As the islands move in the force fields of the other islands, the island trajectories contain information about the force fields. Droplet trajectories are consistent with the expected long-range dipolar repulsion. Because magnetic interactions are not relevant in this system and we can rule out electrostatic interactions from measurements of work-function differences, we propose that elastic interactions arising from a surface-stress difference between the alloy and overlayer structures are responsible for the stabilization of domain patterns9,10.

The behaviour of the patterns at fixed coverage and varying temperature is also qualitatively consistent with theory3. For both droplets and stripes, the feature size decreases with increasing temperature. The most likely reason for this is a reduction in the domain-boundary free energy with increasing temperature. For droplets and inverted droplets, reducing the temperature also allows improvement in the long-range order. Figure 1h is a LEEM image showing the degree of long-range order that can be obtained in the inverted-droplet phase.

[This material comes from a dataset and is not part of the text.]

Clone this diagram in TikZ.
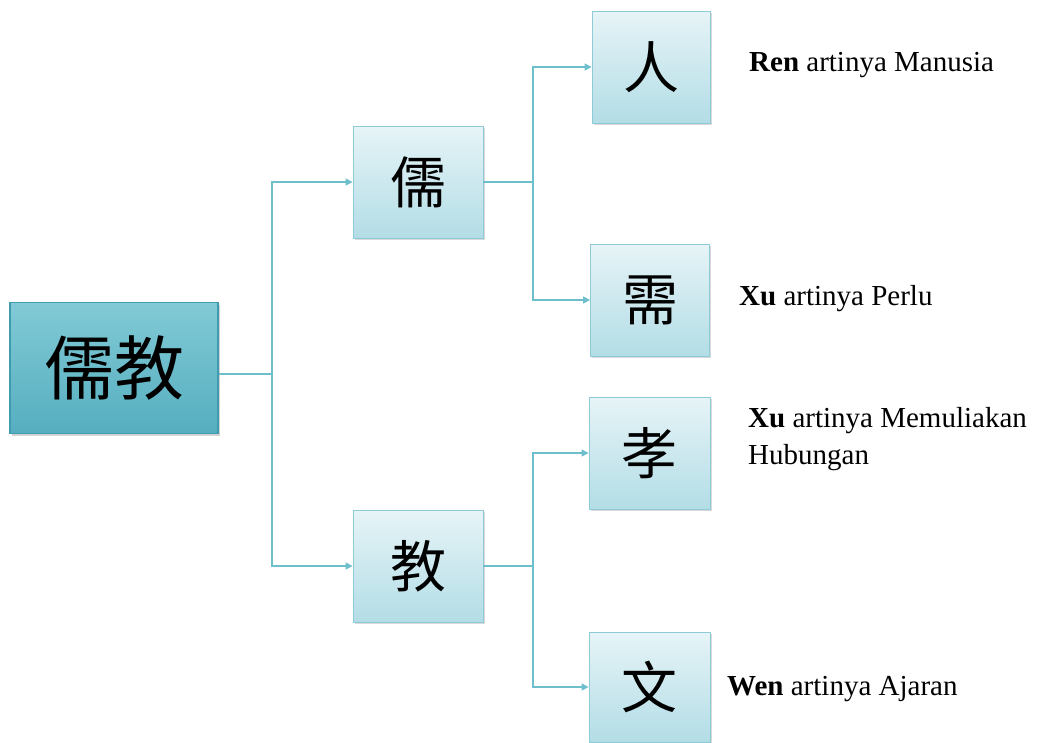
\documentclass[tikz,border=0pt]{standalone}
\usepackage{fontspec}
\setmainfont{Liberation Serif}
\newfontfamily\cjk{Noto Sans CJK TC}
\usetikzlibrary{arrows.meta,shadows}
\definecolor{tealline}{HTML}{6CBFCB}
\definecolor{rootedge}{HTML}{3F9CAF}
\definecolor{roottop}{HTML}{82CAD6}
\definecolor{rootbot}{HTML}{55AEBF}
\definecolor{kidtop}{HTML}{E6F4F7}
\definecolor{kidbot}{HTML}{B3DDE6}
\definecolor{kidedge}{HTML}{8FCBD6}
\tikzset{
  rootbox/.style={draw=rootedge, line width=1.2pt, top color=roottop, bottom color=rootbot,
    minimum width=208pt, minimum height=131pt, inner sep=0pt,
    drop shadow={opacity=0.35, shadow xshift=1.5pt, shadow yshift=-2pt},
    font=\cjk\fontsize{70}{74}\selectfont},
  kidbox/.style={draw=kidedge, line width=0.8pt, top color=kidtop, bottom color=kidbot,
    minimum width=#1, minimum height=112pt, inner sep=0pt,
    drop shadow={opacity=0.3, shadow xshift=1.5pt, shadow yshift=-2pt},
    font=\cjk\fontsize{56}{60}\selectfont},
  kidbox/.default=120pt,
  conn/.style={draw=tealline, line width=1.3pt},
  arr/.style={conn, -{Triangle[width=7pt,length=7pt]}},
  lab/.style={anchor=west, inner sep=0pt, font=\fontsize{29}{37}\selectfont, align=left}
}
\begin{document}
\begin{tikzpicture}[x=1pt,y=-1pt]
\useasboundingbox (0,0) rectangle (1044,742);
\node[rootbox] (root) at (114,368) {儒教};
\node[kidbox=130pt] (ru) at (418,182) {儒};
\node[kidbox=130pt] (jiao) at (418,566) {教};
\node[kidbox=118pt] (ren) at (651,67) {人};
\node[kidbox=119pt] (xu) at (650,300) {需};
\node[kidbox=121pt] (xiao) at (649.5,453) {孝};
\node[kidbox=121pt, minimum height=110pt] (wen) at (649.5,687) {文};
\coordinate (j0) at (272,374);
\coordinate (j1) at (533,182);
\coordinate (j2) at (533,566);
\draw[conn] (root.east |- j0) -- (j0);
\draw[arr] (j0) |- (ru.west);
\draw[arr] (j0) |- (jiao.west);
\draw[conn] (ru.east) -- (j1);
\draw[arr] (j1) |- (ren.west);
\draw[arr] (j1) |- (xu.west);
\draw[conn] (jiao.east) -- (j2);
\draw[arr] (j2) |- (xiao.west);
\draw[arr] (j2) |- (wen.west);
\node[lab] (t1) at (749,65) {\textbf{Ren} artinya Manusia};
\node[lab] (t2) at (739,299) {\textbf{Xu} artinya Perlu};
\node[lab, anchor=north west] (t3) at (748,407) {\textbf{Xu} artinya Memuliakan\\Hubungan};
\node[lab] (t4) at (727,689) {\textbf{Wen} artinya Ajaran};
\end{tikzpicture}
\end{document}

If self-assembled structures are to be useful as nanostructure templates, two-dimensional, self-assembled patterns need to be stable at room temperature and resistant to air exposure. This is the case for our Pb/Cu system. Features that correspond to lead-overlayer droplets can be clearly seen in atomic-force-microscopy images taken after cooling to room temperature and 2 hours exposure to air (Fig. 1i).